◆ Written problem ◆
Write out the opening lines of the data word for word, up to and including the line with "52, 52, 50]", and leave every picture and every later line out.

◆ Source material ◆
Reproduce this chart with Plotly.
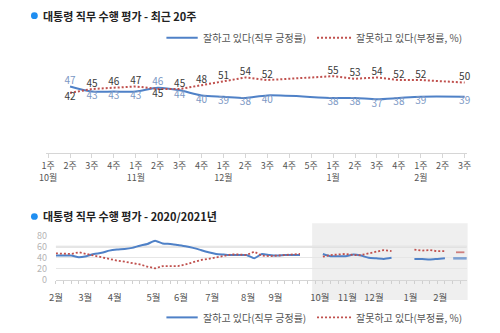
import plotly.graph_objects as go

# ---------------- data ----------------
# Top chart: recent 20 weeks (category axis)
weeks_top = ["10월 1주", "10월 2주", "10월 3주", "10월 4주",
             "11월 1주", "11월 2주", "11월 3주", "11월 4주",
             "12월 1주", "12월 2주", "12월 3주", "12월 4주", "12월 5주",
             "1월 1주", "1월 2주", "1월 3주", "1월 4주",
             "2월 1주", "2월 2주", "2월 3주"]
week_tick_labels = ["1주<br>10월", "2주", "3주", "4주",
                    "1주<br>11월", "2주", "3주", "4주",
                    "1주<br>12월", "2주", "3주", "4주", "5주",
                    "1주<br>1월", "2주", "3주", "4주",
                    "1주<br>2월", "2주", "3주"]
survey_weeks = ["10월 2주", "10월 3주", "10월 4주",
                "11월 1주", "11월 2주", "11월 3주", "11월 4주",
                "12월 1주", "12월 2주", "12월 3주",
                "1월 1주", "1월 2주", "1월 3주", "1월 4주",
                "2월 1주", "2월 3주"]
approve = [47, 43, 43, 43, 46, 44, 40, 39, 38, 40, 38, 38, 37, 38, 39, 39]
disapprove = [42, 45, 46, 47, 45, 45, 48, 51, 54, 52, 55, 53, 54, 52, 52, 50]

# Bottom chart: weekly 2020/2021 (Feb 2020 .. Sep 2020)
approve_2020 = [44, 44, 44, 41, 43, 47, 49, 53, 55, 56, 58, 62, 65, 71, 66, 65,
                63, 61, 58, 54, 50, 47, 46, 45, 45, 45, 39, 47, 45, 44, 45, 45, 45]
disapprove_2020 = [48, 48, 47, 50, 47, 43, 40, 38, 35, 33, 31, 28, 24, 21, 25, 25,
                   25, 28, 32, 36, 38, 41, 44, 46, 46, 45, 51, 44, 43, 44, 44, 45, 47]
month_labels = ["2월", "3월", "4월", "5월", "6월", "7월", "8월", "9월",
                "10월", "11월", "12월", "1월", "2월"]
month_tick_pos = [0, 3.85, 7.7, 12.8, 16.4, 20.5, 25.2, 28.8, 34.6, 38.2, 41.7, 46.5, 50.4]
y_ticks_bottom = [0, 20, 40, 60, 80]

legend_pos = "잘하고 있다(직무 긍정률)"
legend_neg = "잘못하고 있다(부정률, %)"
title_top = "대통령 직무 수행 평가 - 최근 20주"
title_bottom = "대통령 직무 수행 평가 - 2020/2021년"

# ---------------- styles ----------------
FONT = "Noto Sans CJK KR"
BLUE = "#4f81c7"
RED = "#c0504d"
BLUE_TXT = "#7b97c4"
DARK_TXT = "#3a3a3a"
W, H = 500, 333


def px(x):
    return x / W


def py(y):
    return 1 - y / H


# weekly series for bottom chart (gaps = weeks with no survey)
weekly_approve = approve_2020 + [None, None] + approve[0:10] + [None, None] + approve[10:15] + [None] + approve[15:]
weekly_disapprove = disapprove_2020 + [None, None] + disapprove[0:10] + [None, None] + disapprove[10:15] + [None] + disapprove[15:]
week_index = list(range(len(weekly_approve)))


def isolated_sizes(vals, size):
    out = []
    for i, v in enumerate(vals):
        prev_none = i == 0 or vals[i - 1] is None
        next_none = i == len(vals) - 1 or vals[i + 1] is None
        out.append(size if (v is not None and prev_none and next_none) else 0)
    return out


pos_text_pos = ["top center" if a > d else "bottom center" for a, d in zip(approve, disapprove)]
neg_text_pos = ["top center" if d > a else "bottom center" for a, d in zip(approve, disapprove)]

fig = go.Figure()

# top chart traces
fig.add_trace(go.Scatter(
    x=survey_weeks, y=approve, mode="lines+text", name=legend_pos,
    line=dict(color=BLUE, width=2, shape="spline", smoothing=0.8),
    text=[str(v) for v in approve], textposition=pos_text_pos,
    textfont=dict(family=FONT, size=10, color=BLUE_TXT),
    cliponaxis=False, xaxis="x", yaxis="y", showlegend=False))
fig.add_trace(go.Scatter(
    x=survey_weeks, y=disapprove, mode="lines+text", name=legend_neg,
    line=dict(color=RED, width=2, dash="2px,2px"),
    text=[str(v) for v in disapprove], textposition=neg_text_pos,
    textfont=dict(family=FONT, size=10, color=DARK_TXT),
    cliponaxis=False, xaxis="x", yaxis="y", showlegend=False))

# bottom chart traces
fig.add_trace(go.Scatter(
    x=week_index, y=weekly_approve, mode="lines+markers", name=legend_pos,
    line=dict(color=BLUE, width=2, shape="spline", smoothing=0.5),
    marker=dict(symbol="line-ew", size=isolated_sizes(weekly_approve, 10),
                line=dict(color=BLUE, width=2.5)),
    connectgaps=False, xaxis="x2", yaxis="y2", showlegend=False))
fig.add_trace(go.Scatter(
    x=week_index, y=weekly_disapprove, mode="lines+markers", name=legend_neg,
    line=dict(color=RED, width=1.8, dash="2px,2px"),
    marker=dict(symbol="line-ew", size=isolated_sizes(weekly_disapprove, 6),
                line=dict(color=RED, width=1.8)),
    connectgaps=False, xaxis="x2", yaxis="y2", showlegend=False))

shapes = []
annotations = []

# shaded recent-period region in bottom chart
shapes.append(dict(type="rect", xref="paper", yref="paper",
                   x0=px(312), x1=px(471), y0=py(305), y1=py(225),
                   fillcolor="#efefef", line=dict(width=0), layer="below"))
# thicker 60 gridline
shapes.append(dict(type="line", xref="paper", yref="y2", x0=px(50), x1=px(470),
                   y0=60, y1=60, line=dict(color="#dcdcdc", width=2.2), layer="below"))

# titles with blue bullets
for ty, txt in [(9, title_top), (218, title_bottom)]:
    shapes.append(dict(type="circle", xref="paper", yref="paper",
                       x0=px(24.5), x1=px(31.5), y0=py(ty + 3.5), y1=py(ty - 3.5),
                       fillcolor="#1f8ef1", line=dict(width=0)))
    annotations.append(dict(text="<b>" + txt + "</b>", x=px(35), y=py(ty),
                            xref="paper", yref="paper", xanchor="left", yanchor="middle",
                            showarrow=False, font=dict(family=FONT, size=11, color="#222")))

# manual legends
for ly in [32, 323]:
    shapes.append(dict(type="line", xref="paper", yref="paper",
                       x0=px(163), x1=px(195), y0=py(ly), y1=py(ly),
                       line=dict(color=BLUE, width=2)))
    shapes.append(dict(type="line", xref="paper", yref="paper",
                       x0=px(317), x1=px(352), y0=py(ly), y1=py(ly),
                       line=dict(color=RED, width=1.8, dash="2px,2px")))
    annotations.append(dict(text=legend_pos, x=px(198), y=py(ly), xref="paper", yref="paper",
                            xanchor="left", yanchor="middle", showarrow=False,
                            font=dict(family=FONT, size=10, color="#555")))
    annotations.append(dict(text=legend_neg, x=px(355), y=py(ly), xref="paper", yref="paper",
                            xanchor="left", yanchor="middle", showarrow=False,
                            font=dict(family=FONT, size=10, color="#555")))

fig.update_layout(
    width=W, height=H,
    margin=dict(l=0, r=0, t=0, b=0),
    paper_bgcolor="white", plot_bgcolor="rgba(0,0,0,0)",
    font=dict(family=FONT, color="#555"),
    shapes=shapes, annotations=annotations,
    xaxis=dict(domain=[px(39.8), px(470.2)], type="category",
               categoryorder="array", categoryarray=weeks_top,
               tickmode="array", tickvals=weeks_top, ticktext=week_tick_labels,
               range=[-0.1, len(weeks_top) - 0.9],
               showline=True, linecolor="#d6d6d6", linewidth=1,
               ticks="outside", ticklen=4, tickcolor="#d6d6d6",
               tickfont=dict(family=FONT, size=9, color="#555"),
               showgrid=False, zeroline=False, fixedrange=True),
    yaxis=dict(domain=[py(152), py(12)], range=[-5, 100], visible=False,
               showgrid=False, zeroline=False),
    xaxis2=dict(domain=[px(50), px(470)], anchor="y2", range=[0, 53.85],
                tickmode="array", tickvals=month_tick_pos, ticktext=month_labels,
                ticks="", showline=True, linecolor="#d6d6d6",
                minor=dict(tickmode="linear", tick0=0, dtick=1, ticks="outside",
                           ticklen=3, tickcolor="#cfcfcf", showgrid=False),
                tickfont=dict(family=FONT, size=9.5, color="#555"),
                ticklabelstandoff=9,
                showgrid=False, zeroline=False),
    yaxis2=dict(domain=[py(284), py(238)], anchor="x2", range=[0, 80],
                tickmode="array", tickvals=y_ticks_bottom,
                tickfont=dict(family=FONT, size=9, color="#b5b5b5"),
                gridcolor="#e6e6e6", gridwidth=1, showline=False, zeroline=False,
                ticklabelstandoff=8),
)

fig.write_html("out.html")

◆ The result ◆
Reproduce this chart with Plotly.
import plotly.graph_objects as go

# ---------------- data ----------------
# Top chart: recent 20 weeks (category axis)
weeks_top = ["10월 1주", "10월 2주", "10월 3주", "10월 4주",
             "11월 1주", "11월 2주", "11월 3주", "11월 4주",
             "12월 1주", "12월 2주", "12월 3주", "12월 4주", "12월 5주",
             "1월 1주", "1월 2주", "1월 3주", "1월 4주",
             "2월 1주", "2월 2주", "2월 3주"]
week_tick_labels = ["1주<br>10월", "2주", "3주", "4주",
                    "1주<br>11월", "2주", "3주", "4주",
                    "1주<br>12월", "2주", "3주", "4주", "5주",
                    "1주<br>1월", "2주", "3주", "4주",
                    "1주<br>2월", "2주", "3주"]
survey_weeks = ["10월 2주", "10월 3주", "10월 4주",
                "11월 1주", "11월 2주", "11월 3주", "11월 4주",
                "12월 1주", "12월 2주", "12월 3주",
                "1월 1주", "1월 2주", "1월 3주", "1월 4주",
                "2월 1주", "2월 3주"]
approve = [47, 43, 43, 43, 46, 44, 40, 39, 38, 40, 38, 38, 37, 38, 39, 39]
disapprove = [42, 45, 46, 47, 45, 45, 48, 51, 54, 52, 55, 53, 54, 52, 52, 50]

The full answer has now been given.